For the rum syrup
- 1/3 cup warm water
- 1/4 cup granulated sugar
- 2 Tbs. dark rum (such as Meyer's)
- 1 recipe French Butter Sponge Cake
- 1 recipe Pastry Cream, well chilled (remove from the refrigerator and whisk gently to make it smooth)
- 1 cup toasted sliced almonds
- 1 recipe Chocolate Ganache (if made in advance, warm it gently in a heavy saucepan)
For the white icing:
- 1/2 cup confectioners' sugar (scoop a dry measure into the sugar container; level it with a metal spatula)
- 2-1/4 tsp. very hot water
Make the rum syrup:
Stir together the warm water and sugar in a small bowl until the sugar is dissolved. Stir in the rum. Let cool and then cover until ready to use.
Split and layer the cake
Trim a very thin layer off the top of the cake with a sharp serrated knife to expose the cake’s interior porous structure (you may need to cut as much as 1/4 inch off the top if the cake is slightly domed). Slice the cake in half horizontally with the serrated knife (each layer will be about 3/4-inch-thick).
Dot a bit of pastry cream in the center of a 10-inch cardboard disk (or the removable bottom of a 10-inch tart pan) and set the bottom cake layer, cut side up, on the disk. The pastry cream will hold it in place. (If you have a cake turntable, set the disk on that. Otherwise, put the disk on a large cake plate or cake stand.)

Use a pastry brush to dab half of the rum syrup all over the cake.

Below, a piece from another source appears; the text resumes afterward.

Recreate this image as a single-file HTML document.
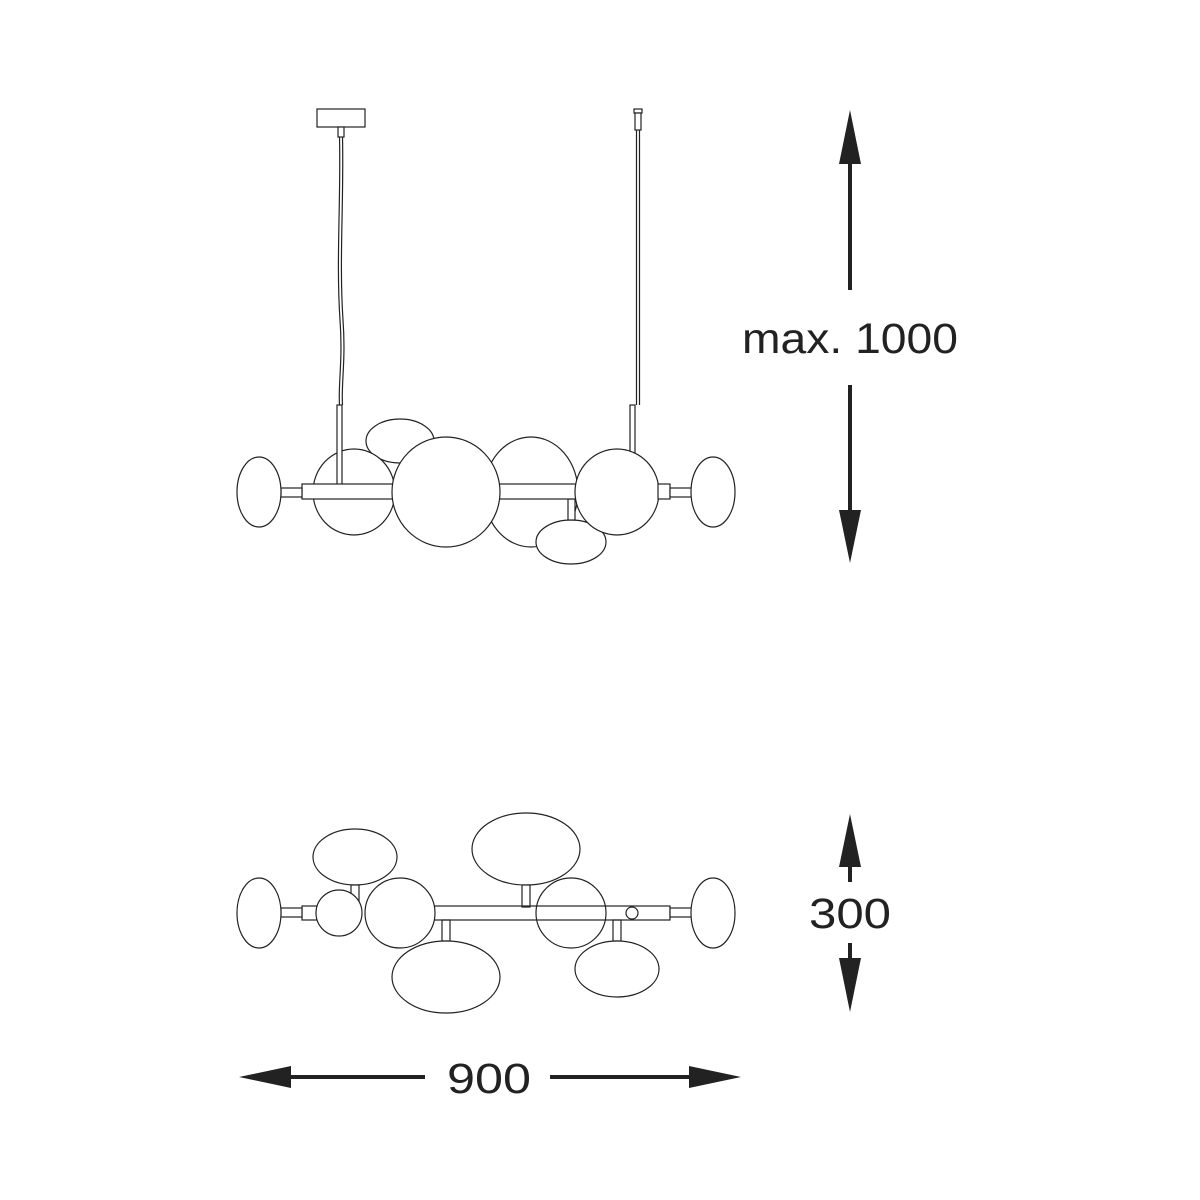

Reserve 1/2 cup of the pastry cream and spread the remainder on the top of the cake. The layer of pastry cream will be about 1/2 inch thick. Set the second cake layer over the cream, and dab on the remaining rum syrup. With a narrow metal spatula, spread the reserved pastry cream all around the sides of the cake.

Supporting the cake in your hand, hold it over a sheet tray or a piece of parchment and gently press the almonds all around the sides of the cake. The nuts that don’t stick will fall into the tray or onto the parchment. You won't use all the nuts; snack on the leftovers.

Using two large offset spatulas, carefully transfer the cake from the cardboard disk onto a cake plate or cake stand. Pour the warm ganache (if it has started to firm up, warm it gently in a heavy saucepan) onto the center of the top of the cake without letting any run down the sides. Carefully spread the ganache with a large metal icing spatula right to the edges of the cake.

Make the white icing and decorate the cake:
In a small bowl, whisk together the confectioner's sugar and hot water. The icing should have a smooth, creamy consistency that's a bit thinner than honey; add a few more drops of water if needed.
Scrape the white icing into a zip-top bag, seal, and cut a tiny hole in one corner of the bag to pipe it. Squeeze the icing over the ganache in a decorative pattern like a crosshatch or zigzag. Refrigerate the cake for at least 1 hour.

Slice the cake while cool:
Twenty or thirty minutes before serving, remove the assembled cake from the refrigerator. Run a sharp knife under hot water and wipe it dry before slicing. You may have to make several progressively deeper cuts (heating the knife each time) to cut through the chocolate without cracking the top. The rest of the cake cuts easily. Put portions on dessert plates and let stand at room temperature for about 20 minutes before serving. Refrigerate any leftovers for up to two days.